Raw data:

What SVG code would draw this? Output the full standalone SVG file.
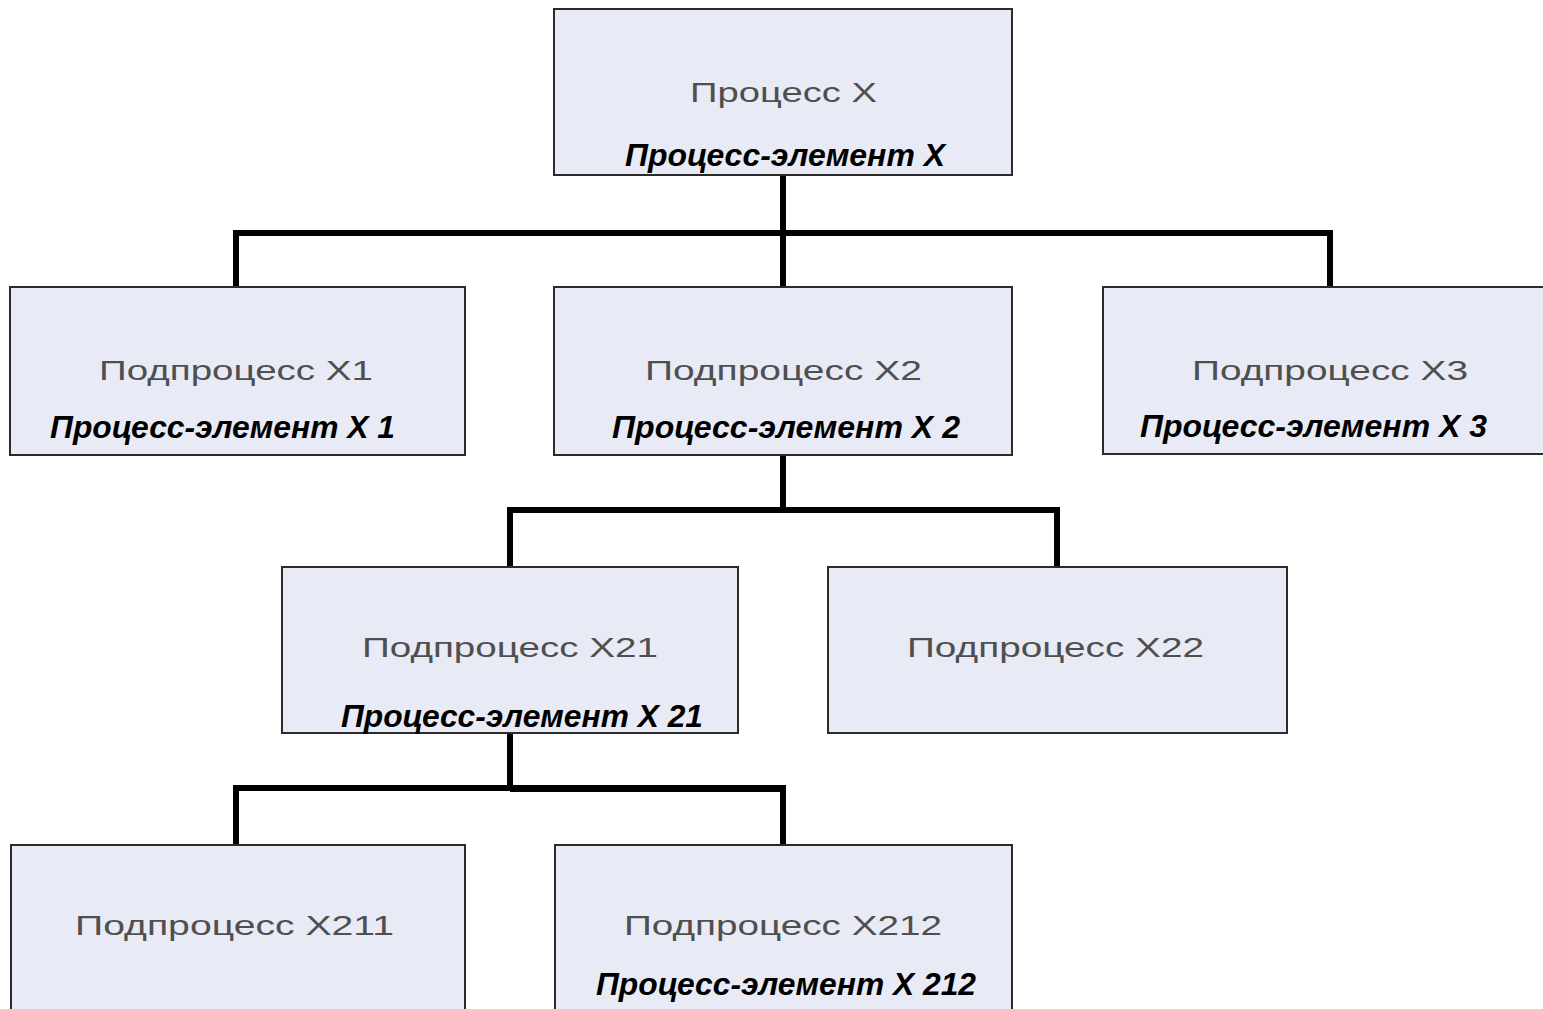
<svg xmlns="http://www.w3.org/2000/svg" width="1543" height="1009" viewBox="0 0 1543 1009">
<style>
.box{fill:#e8ebf5;stroke:#2b2b2b;stroke-width:2}
.t{font-family:"Liberation Sans",Arial,sans-serif;font-size:28px;fill:#4f4f4f;text-anchor:start}
.e{font-family:"Liberation Sans",Arial,sans-serif;font-size:31px;font-weight:bold;font-style:italic;fill:#000;text-anchor:start}
.c{fill:none;stroke:#000;stroke-width:6;stroke-linecap:square}
</style>
<rect width="1543" height="1009" fill="#fff"/>
<g id="connectors">
<path class="c" d="M783 175 V287 M236 287 V233 H1330 V287"/>
<path class="c" d="M783 455 V510 M510 567 V510 H1057 V567"/>
<path class="c" d="M510 733 V788 M236 845 V788 H783 V845"/>
<path d="M510 785 H786 V792 H510 Z" fill="#000"/>
</g>
<g id="n-x">
<rect class="box" x="554" y="9" width="458" height="166"/>
<text class="t" x="690" y="102" textLength="187" lengthAdjust="spacingAndGlyphs">Процесс X</text>
<text class="e" x="625" y="166" textLength="320" lengthAdjust="spacingAndGlyphs">Процесс-элемент X</text>
</g>
<g id="n-x1">
<rect class="box" x="10" y="287" width="455" height="168"/>
<text class="t" x="99" y="380" textLength="274" lengthAdjust="spacingAndGlyphs">Подпроцесс X1</text>
<text class="e" x="50" y="438" textLength="345" lengthAdjust="spacingAndGlyphs">Процесс-элемент X 1</text>
</g>
<g id="n-x2">
<rect class="box" x="554" y="287" width="458" height="168"/>
<text class="t" x="645" y="380" textLength="277" lengthAdjust="spacingAndGlyphs">Подпроцесс X2</text>
<text class="e" x="612" y="438" textLength="348" lengthAdjust="spacingAndGlyphs">Процесс-элемент X 2</text>
</g>
<g id="n-x3">
<rect class="box" x="1103" y="287" width="446" height="167"/>
<text class="t" x="1192" y="380" textLength="276" lengthAdjust="spacingAndGlyphs">Подпроцесс X3</text>
<text class="e" x="1140" y="437" textLength="347" lengthAdjust="spacingAndGlyphs">Процесс-элемент X 3</text>
</g>
<g id="n-x21">
<rect class="box" x="282" y="567" width="456" height="166"/>
<text class="t" x="362" y="657" textLength="296" lengthAdjust="spacingAndGlyphs">Подпроцесс X21</text>
<text class="e" x="341" y="727" textLength="362" lengthAdjust="spacingAndGlyphs">Процесс-элемент X 21</text>
</g>
<g id="n-x22">
<rect class="box" x="828" y="567" width="459" height="166"/>
<text class="t" x="907" y="657" textLength="297" lengthAdjust="spacingAndGlyphs">Подпроцесс X22</text>
</g>
<g id="n-x211">
<rect class="box" x="11" y="845" width="454" height="180"/>
<text class="t" x="75" y="935" textLength="319" lengthAdjust="spacingAndGlyphs">Подпроцесс X211</text>
</g>
<g id="n-x212">
<rect class="box" x="555" y="845" width="457" height="180"/>
<text class="t" x="624" y="935" textLength="318" lengthAdjust="spacingAndGlyphs">Подпроцесс X212</text>
<text class="e" x="596" y="995" textLength="380" lengthAdjust="spacingAndGlyphs">Процесс-элемент X 212</text>
</g>
</svg>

Your instructions:
Write out every line above exactly as it is, leaving out the pictures.

The response:
What SVG code would draw this? Output the full standalone SVG file.
<svg xmlns="http://www.w3.org/2000/svg" width="1543" height="1009" viewBox="0 0 1543 1009">
<style>
.box{fill:#e8ebf5;stroke:#2b2b2b;stroke-width:2}
.t{font-family:"Liberation Sans",Arial,sans-serif;font-size:28px;fill:#4f4f4f;text-anchor:start}
.e{font-family:"Liberation Sans",Arial,sans-serif;font-size:31px;font-weight:bold;font-style:italic;fill:#000;text-anchor:start}
.c{fill:none;stroke:#000;stroke-width:6;stroke-linecap:square}
</style>
<rect width="1543" height="1009" fill="#fff"/>
<g id="connectors">
<path class="c" d="M783 175 V287 M236 287 V233 H1330 V287"/>
<path class="c" d="M783 455 V510 M510 567 V510 H1057 V567"/>
<path class="c" d="M510 733 V788 M236 845 V788 H783 V845"/>
<path d="M510 785 H786 V792 H510 Z" fill="#000"/>
</g>
<g id="n-x">
<rect class="box" x="554" y="9" width="458" height="166"/>
<text class="t" x="690" y="102" textLength="187" lengthAdjust="spacingAndGlyphs">Процесс X</text>
<text class="e" x="625" y="166" textLength="320" lengthAdjust="spacingAndGlyphs">Процесс-элемент X</text>
</g>
<g id="n-x1">
<rect class="box" x="10" y="287" width="455" height="168"/>
<text class="t" x="99" y="380" textLength="274" lengthAdjust="spacingAndGlyphs">Подпроцесс X1</text>
<text class="e" x="50" y="438" textLength="345" lengthAdjust="spacingAndGlyphs">Процесс-элемент X 1</text>
</g>
<g id="n-x2">
<rect class="box" x="554" y="287" width="458" height="168"/>
<text class="t" x="645" y="380" textLength="277" lengthAdjust="spacingAndGlyphs">Подпроцесс X2</text>
<text class="e" x="612" y="438" textLength="348" lengthAdjust="spacingAndGlyphs">Процесс-элемент X 2</text>
</g>
<g id="n-x3">
<rect class="box" x="1103" y="287" width="446" height="167"/>
<text class="t" x="1192" y="380" textLength="276" lengthAdjust="spacingAndGlyphs">Подпроцесс X3</text>
<text class="e" x="1140" y="437" textLength="347" lengthAdjust="spacingAndGlyphs">Процесс-элемент X 3</text>
</g>
<g id="n-x21">
<rect class="box" x="282" y="567" width="456" height="166"/>
<text class="t" x="362" y="657" textLength="296" lengthAdjust="spacingAndGlyphs">Подпроцесс X21</text>
<text class="e" x="341" y="727" textLength="362" lengthAdjust="spacingAndGlyphs">Процесс-элемент X 21</text>
</g>
<g id="n-x22">
<rect class="box" x="828" y="567" width="459" height="166"/>
<text class="t" x="907" y="657" textLength="297" lengthAdjust="spacingAndGlyphs">Подпроцесс X22</text>
</g>
<g id="n-x211">
<rect class="box" x="11" y="845" width="454" height="180"/>
<text class="t" x="75" y="935" textLength="319" lengthAdjust="spacingAndGlyphs">Подпроцесс X211</text>
</g>
<g id="n-x212">
<rect class="box" x="555" y="845" width="457" height="180"/>
<text class="t" x="624" y="935" textLength="318" lengthAdjust="spacingAndGlyphs">Подпроцесс X212</text>
<text class="e" x="596" y="995" textLength="380" lengthAdjust="spacingAndGlyphs">Процесс-элемент X 212</text>
</g>
</svg>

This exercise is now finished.